Another uncharacteristically subdued, verdant office building by Gehry Partners is on the way

Los Angeles–based Gehry Partners is moving ahead with a 135-foot-tall office structure slated for L.A.’s Silicon Beach district, the second such creative office project announced in recent months.

The firm broke ground earlier this year on an 80,000-square-foot, single-story office complex called Ascend in nearby El Segundo that features spartan formal treatments and exuberant planting arrangements. The subdued creative office complex is designed with 24-foot interior ceilings and is modeled after the ubiquitous wood bowstring truss warehouse structures that populate L.A.’s industrial neighborhoods.

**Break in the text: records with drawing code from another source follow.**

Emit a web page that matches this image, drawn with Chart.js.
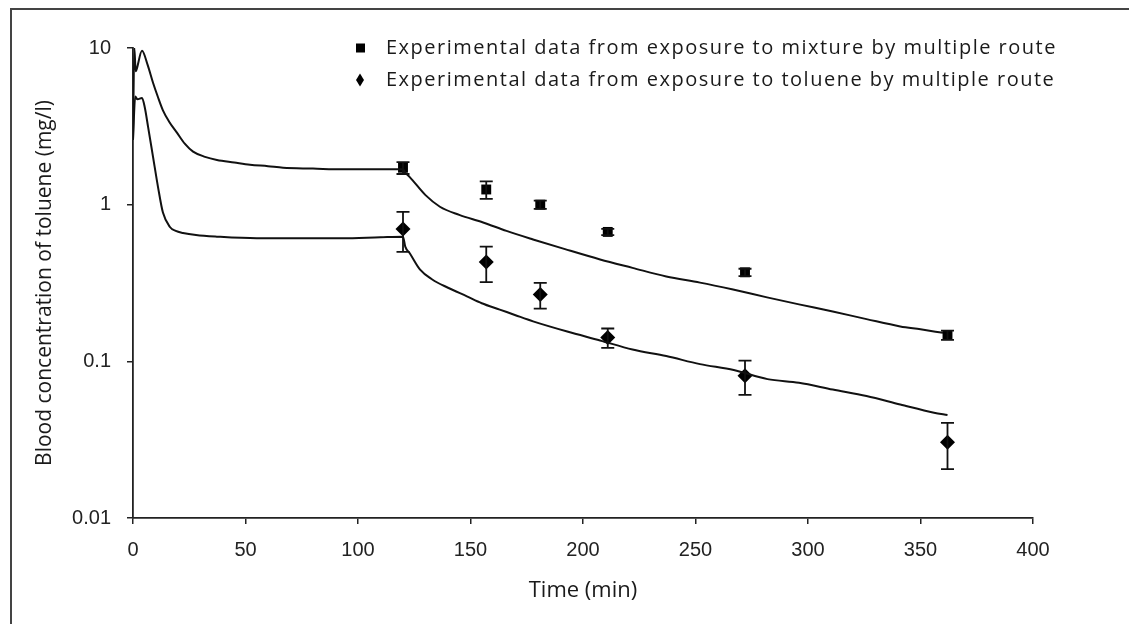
<!DOCTYPE html>
<html>
<head>
<meta charset="utf-8">
<script src="https://cdn.jsdelivr.net/npm/chart.js@4"></script>
<style>
  html, body { margin: 0; padding: 0; background: #fff; }
</style>
</head>
<body>
<canvas id="chart" width="1129" height="624"></canvas>
<script>
// model curves
const mixModelTime = [0, 0.6, 1.2, 1.6, 4, 6.5, 8.9, 11, 13.3, 16, 19.6, 23, 26.7, 32, 37.3, 45, 52, 60, 66.7, 80, 93, 105, 120,
  121, 123, 130, 136.4, 145, 155.6, 166, 177.8, 192, 207.6, 222, 237, 252, 266.7, 281.8, 296, 311, 326, 341, 350, 360];
const mixModelConc = [2.6, 10, 7.1, 7.3, 9.6, 7.8, 6.0, 4.9, 4.0, 3.4, 2.87, 2.45, 2.18, 2.02, 1.93, 1.86, 1.80, 1.76, 1.72, 1.70, 1.68, 1.68, 1.68,
  1.6, 1.5, 1.15, 0.97, 0.86, 0.77, 0.68, 0.60, 0.52, 0.447, 0.395, 0.348, 0.318, 0.287, 0.256, 0.231, 0.208, 0.186, 0.167, 0.16, 0.152];

const tolModelTime = [0, 1, 2, 4, 5.2, 6.7, 8.9, 11.1, 13.3, 16.4, 19, 22.2, 28, 37.3, 55, 75, 93, 110, 120,
  121, 123, 127.6, 133, 140, 148.4, 155, 163, 170, 177.8, 193, 207.6, 222, 237, 252, 267, 282, 296, 311, 326, 341, 356, 362];
const tolModelConc = [2.6, 4.9, 4.7, 4.8, 4.2, 3.14, 2.02, 1.30, 0.89, 0.72, 0.68, 0.66, 0.64, 0.625, 0.61, 0.61, 0.61, 0.62, 0.625,
  0.54, 0.49, 0.385, 0.333, 0.295, 0.26, 0.235, 0.214, 0.197, 0.18, 0.155, 0.136, 0.119, 0.108, 0.096, 0.088, 0.077, 0.073, 0.066, 0.060, 0.053, 0.047, 0.0455];

// experimental data
const expTime = [120, 157, 181, 211, 272, 362];
const mixExp = [1.72, 1.25, 1.0, 0.67, 0.37, 0.147];
const mixErr = [0.15, 0.16, 0.06, 0.03, 0.02, 0.01];
const tolExp = [0.70, 0.43, 0.267, 0.142, 0.081, 0.0305];
const tolErr = [0.2, 0.11, 0.05, 0.02, 0.02, 0.01];

const legendLabels = [
  "Experimental data from exposure to mixture by multiple route",
  "Experimental data from exposure to toluene by multiple route"
];
const xTicks = [0, 50, 100, 150, 200, 250, 300, 350, 400];
const yTicks = [0.01, 0.1, 1, 10];

const toXY = (xs, ys) => xs.map((x, i) => ({ x: x, y: ys[i] }));
const ink = "#111";

// white page + frame lines
const framePlugin = {
  id: "frame",
  beforeDraw(chart) {
    const c = chart.ctx;
    c.save();
    c.fillStyle = "#fff";
    c.fillRect(0, 0, chart.width, chart.height);
    c.strokeStyle = "#444";
    c.lineWidth = 2;
    c.beginPath();
    c.moveTo(11, chart.height);
    c.lineTo(11, 9);
    c.lineTo(chart.width, 9);
    c.stroke();
    c.restore();
  }
};

// vertical error bars
const errorBarPlugin = {
  id: "errbars",
  afterDatasetsDraw(chart) {
    const c = chart.ctx;
    const xs = chart.scales.x, ys = chart.scales.y;
    c.save();
    c.strokeStyle = ink;
    c.lineWidth = 1.8;
    chart.data.datasets.forEach(ds => {
      if (!ds.errors) return;
      ds.data.forEach((p, i) => {
        const e = ds.errors[i];
        const px = xs.getPixelForValue(p.x);
        const y1 = ys.getPixelForValue(p.y + e);
        const y2 = ys.getPixelForValue(p.y - e);
        c.beginPath();
        c.moveTo(px, y1); c.lineTo(px, y2);
        c.moveTo(px - 6.5, y1); c.lineTo(px + 6.5, y1);
        c.moveTo(px - 6.5, y2); c.lineTo(px + 6.5, y2);
        c.stroke();
      });
    });
    c.restore();
  }
};

// legend inside the plot, top right
const legendPlugin = {
  id: "boxlegend",
  afterDraw(chart) {
    const c = chart.ctx;
    c.save();
    c.font = "20px 'Open Sans'";
    if ("letterSpacing" in c) c.letterSpacing = "1.5px";
    c.textBaseline = "middle";
    c.textAlign = "left";
    const rows = [48, 80];
    legendLabels.forEach((t, i) => {
      const y = rows[i];
      c.fillStyle = "#000";
      if (i === 0) {
        c.fillRect(356, y - 4.5, 9, 9);
      } else {
        c.beginPath();
        c.moveTo(360, y - 6.5);
        c.lineTo(364, y);
        c.lineTo(360, y + 6.5);
        c.lineTo(356, y);
        c.closePath();
        c.fill();
      }
      c.fillStyle = "#1a1a1a";
      c.fillText(t, 386, y);
    });
    c.restore();
  }
};

new Chart(document.getElementById("chart"), {
  type: "scatter",
  data: {
    datasets: [
      {
        label: "mixture model",
        type: "line",
        data: toXY(mixModelTime, mixModelConc),
        borderColor: ink,
        borderWidth: 2,
        pointRadius: 0,
        cubicInterpolationMode: "monotone",
        fill: false
      },
      {
        label: "toluene model",
        type: "line",
        data: toXY(tolModelTime, tolModelConc),
        borderColor: ink,
        borderWidth: 2,
        pointRadius: 0,
        cubicInterpolationMode: "monotone",
        fill: false
      },
      {
        label: legendLabels[0],
        data: toXY(expTime, mixExp),
        errors: mixErr,
        pointStyle: "rect",
        pointRadius: 7,
        backgroundColor: "#000",
        borderColor: "#000",
        borderWidth: 0
      },
      {
        label: legendLabels[1],
        data: toXY(expTime, tolExp),
        errors: tolErr,
        pointStyle: "rectRot",
        pointRadius: 7.5,
        backgroundColor: "#000",
        borderColor: "#000",
        borderWidth: 0
      }
    ]
  },
  options: {
    responsive: false,
    animation: false,
    layout: { padding: { left: 0, right: 96, top: 48, bottom: 0 } },
    scales: {
      x: {
        type: "linear",
        min: 0,
        max: 400,
        afterFit: s => { s.height = 106; },
        afterBuildTicks: s => { s.ticks = xTicks.map(v => ({ value: v })); },
        grid: { drawOnChartArea: false, drawTicks: true, tickLength: 6, color: "#222", lineWidth: 1.5 },
        border: { display: true, color: "#222", width: 1.8 },
        ticks: { color: "#222", padding: 14, font: { family: "'Liberation Sans', Arial", size: 20 }, maxRotation: 0 },
        title: { display: true, text: "Time (min)", color: "#1a1a1a", font: { family: "'Open Sans'", size: 22 }, padding: { bottom: 20 } }
      },
      y: {
        type: "logarithmic",
        min: 0.01,
        max: 10,
        afterFit: s => { s.width = 133; },
        afterBuildTicks: s => { s.ticks = yTicks.map(v => ({ value: v })); },
        grid: { drawOnChartArea: false, drawTicks: true, tickLength: 6, color: "#222", lineWidth: 1.5 },
        border: { display: true, color: "#222", width: 1.8 },
        ticks: { color: "#222", padding: 16, font: { family: "'Liberation Sans', Arial", size: 20 }, callback: v => String(v) },
        title: { display: true, text: "Blood concentration of toluene (mg/l)", color: "#1a1a1a", font: { family: "'Open Sans'", size: 21 }, padding: { top: 32 } }
      }
    },
    plugins: {
      legend: { display: false },
      tooltip: { enabled: false }
    }
  },
  plugins: [framePlugin, errorBarPlugin, legendPlugin]
});
</script>
</body>
</html>
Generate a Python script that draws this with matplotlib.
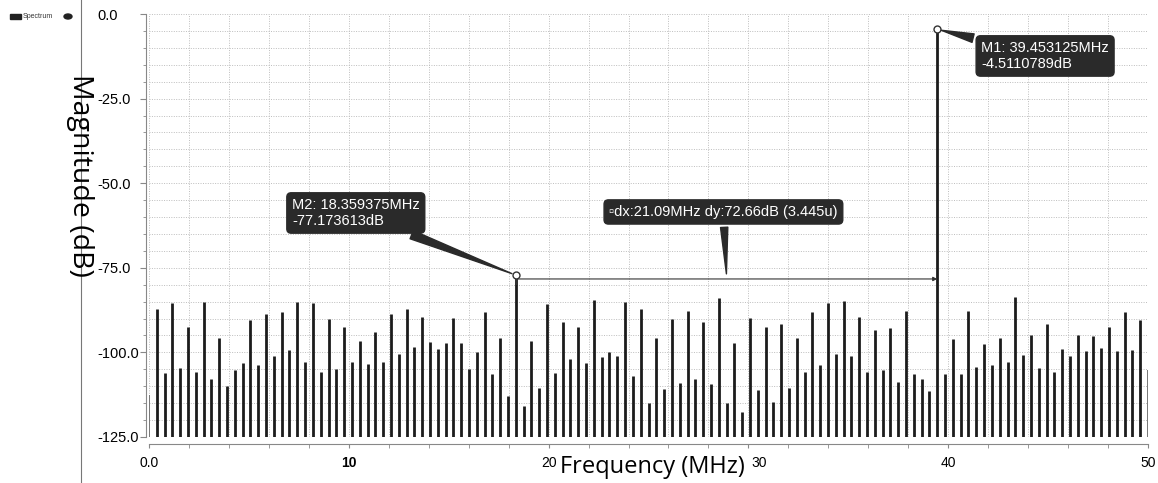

With its latest office project—a 200,000-square-foot complex located just next door to the firm’s own offices in Playa Vista—the firm will add another streamlined creative office project to a growing body of tempered, late-career work following in the footsteps of the firm’s headquarters for Facebook from 2015. The purposefully banal projects in question are somewhat of a departure for a firm best-known for exuberant, sculptural works typically made from exquisite materials. Even so, the projects bear a certain resemblance to Gehry’s earliest works, which focused extensively on deploying prototypical materials and building technologies in unexpected ways.

The New Beatrice West project, as it is known, expands on this new mode by creating a multi-story office tower complex peppered throughout with terraces and groves of trees. Renderings for the project depict a multi-volume cluster wrapped in alternating expanses of glass curtain walls and solid building masses. The curtain walled areas are delineated by projecting floor plates that create horizontal louvres over the glass expanses while the more solid facades are punctured by punched windows. The building’s 845-stall parking podium at the building’s base is concealed by an expansive arrangement of growing walls, trees, and terraced volumes that will include a restaurant, among other programs.

The project is currently undergoing approval by city agencies and will be appearing before the Los Angeles City Planning Commission in coming days. Planning documents submitted in support of the project indicate the complex will take roughly 22 months to build, with final completion expected in 2019.